Moment Mal
von Pfr. i.R. Stephan Flade
Gedenke der vorigen Zeiten
...und hab acht auf die Jahre von Geschlecht zu Geschlecht. Frage deinen Vater, der wird dir´s verkünden, deine Ältesten, die werden dir´s sagen.“(5. Mose 32,7)
Münchens Seniorenstift „Augustinum“ teilte uns den Tod unseres 92jährigen Freundes mit. Beide Söhne wie Ehefrau waren vor ihm verstorben. Lebenssatt, abgekämpft, sterbensmüde - so war sein Ende. Ein streitbarer Schriftsteller in der Öffentlichkeit, der sich in den 1970er bis 1990er Jahren zum deutsch-deutschen Dialog unter Autoren und Künstlern, zur Friedens- und Abrüstungsfrage, zu den Verdächtigungen der Staatsnähe nach der Wende laut vernehmlich äußerte. Seine Stimme schweigt. Späte Äußerungen hatte das Feuilleton der Medienkonzerne nicht hören wollen. Den Literatur-Redaktionen fremd, dem asozialen medialen Kapitalismus gegenüber distanziert, wurde es still um ihn. Sein letztes Buch beschrieb Altern und Abschiednehmen vom Leben im Altersheim. „Es will Abend werden“, zuvor auch Kritisches über Suchterkrankungen eines seiner Söhne. Die Rede ist von Dieter Lattmann (1926 -2018).
Warum das im „Moment mal“? Weil es ums memento mori geht, um das Erinnern unserer Sterblichkeit und um unseren Umgang mit Menschen, die vor dem letzten Lebensabschnitt stehen, ja auch um unser eigenes kommendes Sterben.
In Wittenberge soll ein Hospiz gebaut werden. Das ist gut und nötig. Es braucht Räume, um in Ruhe und Würde vom Leben Abschied zu nehmen. Mehr noch. Es braucht eine Kultur, die das Lebens-werk der aus dem aktiven Berufsleben ausgeschiedenen Alten noch einmal reflektiert und deutlich positiv, das meint hörbar, öffentlich würdigt.
Was haben die vorangegangenen Generationen für uns Nachfahren nicht alles geleistet?
Waren deren Zeitumstände, häufig komplizierter als unsere, nicht roh und hart?
Wohin ist bei uns die Achtung und Ehrerbietung vor alten Menschen verschwunden (auch wenn diese betagten Menschen verwirrt, gezeichnet und schlechter angezogen sind)?
Was geht da alles an Würdigung verloren (wenn kaum Kinder und junge Leute in öffentlichen Verkehrsmitteln zugunsten Älterer von den Sitzplätzen aufstehen)?
Für viele Erwachsene reduziert sich Alter und Tod auf die Erwartung zur Übernahme der Konten und das Erben von Immobilien der Groß-/Eltern.
Auch Friedhöfe mutieren.
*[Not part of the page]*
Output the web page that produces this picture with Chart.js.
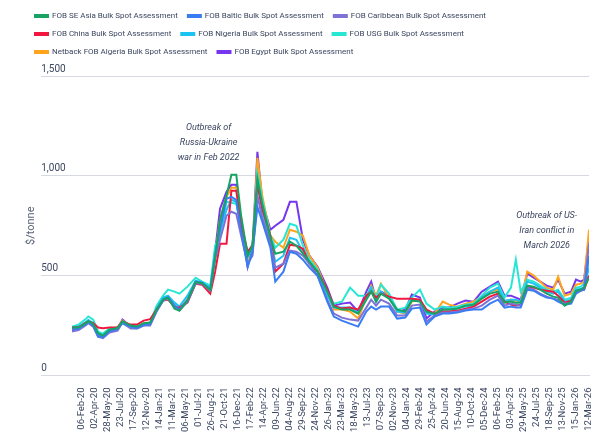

Die „grüne Wiese“ ist ein Symbol für schnelles Vergessen, ohne die Bereitschaft zum anhaltenden pflegenden Erinnern an die Eltern, Großeltern.
Wir Christen sollten da andere Wertvorstellungen in die verfallene Moral der kapitalistischen Nutz-Kultur einbringen, siehe auch die derzeitige Debatte um Friedhöfe und das Bestattungsgesetz.
„Gedenke der vorigen Jahre ...“. Krankheit und Gebrechlichkeit ist kein Tatbestand des hohen Alters, sie können sehr schnell unter uns Jüngeren zur harten Lebenswende werden.
Ich habe mir in meiner Rentenzeit vorgenommen, die noch lebenden alten Freund_innen und Mitstreiter_innen, Professor_innen und Kolleg_innen noch einmal zu besuchen, um ihnen schlicht und herzlich zu danken. Ohne sie wäre ich jetzt eine einsame röhrende Pfeife. Durch sie habe ich das Wohltönen im Generations-Miteinander gelernt. Das will ich mir bewusst erhalten. Das sollen sie von mir noch oft zu Lebzeiten hören. Ich nutze mein Geld für die Besuchsfahrt zu ihnen und spare mir dann den großen Kranz zur Beerdigung. „Gedenke der vorigen Jahre ...(5.Mose 32,7)“.